I'm trying to use Hibernate Search so that all writes to the Lucene index from jgroupsSlave nodes are sent to the jgroupsMaster node, and then the Lucene index is shared back to the slaves with Infinispan. Everything works locally, but while the nodes discover each other up on EC2, they don't seem to be communicating.

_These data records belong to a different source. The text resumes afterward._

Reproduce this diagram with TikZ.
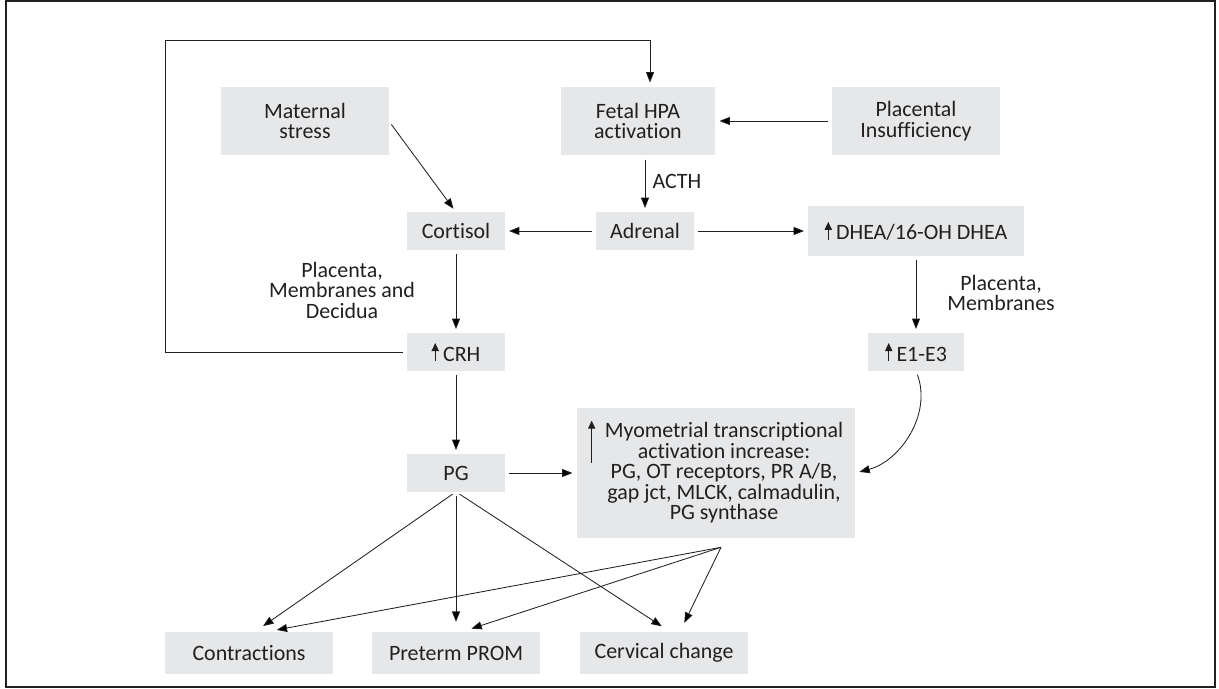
\documentclass[tikz,border=0pt]{standalone}
\usepackage{fontspec}
\setmainfont{Carlito}[Ligatures=NoCommon]
\usetikzlibrary{arrows.meta}

\definecolor{boxgray}{RGB}{230,231,232}
\definecolor{inkgray}{RGB}{35,31,32}
\newcommand{\boxfont}{\fontsize{15.6}{14.6}\selectfont}
\newcommand{\upar}{\tikz[baseline=0pt]\draw[-{Triangle[length=2mm,width=1.8mm]}, line width=0.8pt, draw=inkgray] (0,0) -- (0,0.45cm);\hspace{3pt}}

\tikzset{
  box/.style={fill=boxgray, text=inkgray, align=center, inner sep=0pt, font=\boxfont},
  bigbox/.style={box, minimum width=4.175cm, minimum height=1.7cm},
  smallbox/.style={box, minimum width=2.425cm, minimum height=0.925cm},
  outbox/.style={box, minimum width=4.175cm, minimum height=1.05cm},
  lbl/.style={text=inkgray, align=center, font=\boxfont},
  arr/.style={-{Triangle[length=2.6mm,width=2mm]}, line width=0.6pt, draw=inkgray,
              shorten >=3pt, shorten <=3pt},
}

\begin{document}
\begin{tikzpicture}[x=0.025cm, y=-0.025cm]

% ── Marco ─────────────────────────────────────────────────────
\useasboundingbox (0,0) rectangle (1219,689);
\draw[line width=1pt, inkgray] (6,1) rectangle (1215,687);

% ── Fila superior ─────────────────────────────────────────────
\node[bigbox]                      (mstress) at (305,121) {Maternal\\stress};
\node[bigbox, minimum width=3.85cm] (fetal)  at (638,121) {Fetal HPA\\activation};
\node[bigbox]                      (placins) at (916,121) {Placental\\Insufficiency};

% ── Suprarrenal ───────────────────────────────────────────────
\node[smallbox] (cortisol) at (456,231) {Cortisol};
\node[smallbox] (adrenal)  at (645,231) {Adrenal};
\node[box, minimum width=5.375cm, minimum height=1.225cm] (dhea) at (916,231)
    {\upar DHEA/16-OH DHEA};

% ── Placenta ──────────────────────────────────────────────────
\node[smallbox]                        (crh) at (456,352) {\upar CRH};
\node[smallbox, minimum width=2.375cm] (e13) at (916,352) {\upar E1-E3};

\node[smallbox] (pg) at (456,473) {PG};
\node[box, minimum width=6.95cm, minimum height=3.25cm] (myo) at (716,473)
    {\hspace*{0.4cm}Myometrial transcriptional\\\hspace*{0.4cm}activation increase:\\
     \hspace*{0.4cm}PG, OT receptors, PR A/B,\\\hspace*{0.4cm}gap jct, MLCK, calmadulin,\\
     \hspace*{0.4cm}PG synthase};
\draw[-{Triangle[length=2mm,width=1.8mm]}, line width=0.8pt, inkgray]
    ([shift={(15,55)}]myo.north west) -- ([shift={(15,13)}]myo.north west);

% ── Resultados ────────────────────────────────────────────────
\node[outbox] (contr)  at (249,653) {Contractions};
\node[outbox] (prom)   at (456,653) {Preterm PROM};
\node[outbox] (cervix) at (664,653) {Cervical change};

% Etiquetas de las flechas
\node[lbl] (acth) at (677,181) {ACTH};
\node[lbl] (plmd) at (342,290) {Placenta,\\Membranes and\\Decidua};
\node[lbl] (plm)  at (1001,293) {Placenta,\\Membranes};

% ── Flechas ───────────────────────────────────────────────────
\coordinate (loopcorner) at (165,40);
\draw[arr] (crh.west) -| (loopcorner) -| ([xshift=0.3cm]fetal.north);

\draw[arr] (mstress.east) -- (cortisol.north);
\draw[arr] (placins.west) -- (fetal.east);
\draw[arr] (adrenal.north |- fetal.south) -- (adrenal.north);
\draw[arr] (adrenal.west) -- (cortisol.east);
\draw[arr] (adrenal.east) -- (dhea.west);
\draw[arr] (cortisol.south) -- (crh.north);
\draw[arr] (dhea.south) -- (e13.north);
\draw[arr] (crh.south) -- (pg.north);
\draw[arr] (pg.east) -- (myo.west);
\draw[arr] (e13.south) to[out=-70, in=15] (myo.east);

% PG hacia los resultados
\draw[arr, shorten >=7pt] (pg.south) -- ([xshift=0.15cm]contr.north);
\draw[arr, shorten >=7pt] (pg.south) -- (prom.north);
\draw[arr, shorten >=7pt] (pg.south) -- ([xshift=0.15cm]cervix.north);

% Miometrio hacia los resultados
\coordinate (myotip) at ([shift={(5,9)}]myo.south);
\draw[arr, shorten <=0pt, shorten >=7pt] (myotip) -- ([xshift=0.45cm]contr.north);
\draw[arr, shorten <=0pt, shorten >=7pt] (myotip) -- ([xshift=0.15cm]prom.north);
\draw[arr, shorten <=0pt, shorten >=7pt] (myotip) -- ([xshift=0.4cm]cervix.north);

\end{tikzpicture}
\end{document}
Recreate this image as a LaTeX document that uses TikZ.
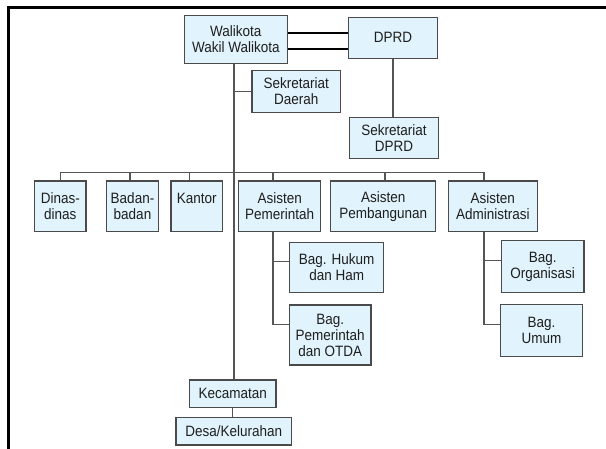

They are both sending each other are-you-alive messages.

# master output sample
86522 [LockBreakingService,localCache,archlinux-37498] DEBUG org.infinispan.transaction.TransactionTable  - About to cleanup completed transaction. Initial size is 0
86523 [LockBreakingService,LuceneIndexesLocking,archlinux-37498] DEBUG org.infinispan.transaction.TransactionTable  - About to cleanup completed transaction. Initial size is 0
87449 [Timer-4,luceneCluster,archlinux-37498] DEBUG org.jgroups.protocols.FD  - sending are-you-alive msg to archlinux-57950 (own address=archlinux-37498)
87522 [LockBreakingService,localCache,archlinux-37498] DEBUG org.infinispan.transaction.TransactionTable  - About to cleanup completed transaction. Initial size is 0
87523 [LockBreakingService,LuceneIndexesLocking,archlinux-37498] DEBUG org.infinispan.transaction.TransactionTable  - About to cleanup completed transaction. Initial size is 0

# slave output sample
85499 [LockBreakingService,localCache,archlinux-57950] DEBUG org.infinispan.transaction.TransactionTable  - About to cleanup completed transaction. Initial size is 0
85503 [LockBreakingService,LuceneIndexesLocking,archlinux-57950] DEBUG org.infinispan.transaction.TransactionTable  - About to cleanup completed transaction. Initial size is 0
86190 [Timer-3,luceneCluster,archlinux-57950] DEBUG org.jgroups.protocols.FD  - sending are-you-alive msg to archlinux-37498 (own address=archlinux-57950)
86499 [LockBreakingService,localCache,archlinux-57950] DEBUG org.infinispan.transaction.TransactionTable  - About to cleanup completed transaction. Initial size is 0
86503 [LockBreakingService,LuceneIndexesLocking,archlinux-57950] DEBUG org.infinispan.transaction.TransactionTable  - About to cleanup completed transaction. Initial size is 0

Security Groups

I have two jars, one for master, and one for slave, that I am running on their own EC2 instances. I can ping each instance, from the other, and they are both in the same security group, which defines the following rules for communication between any machines in my group.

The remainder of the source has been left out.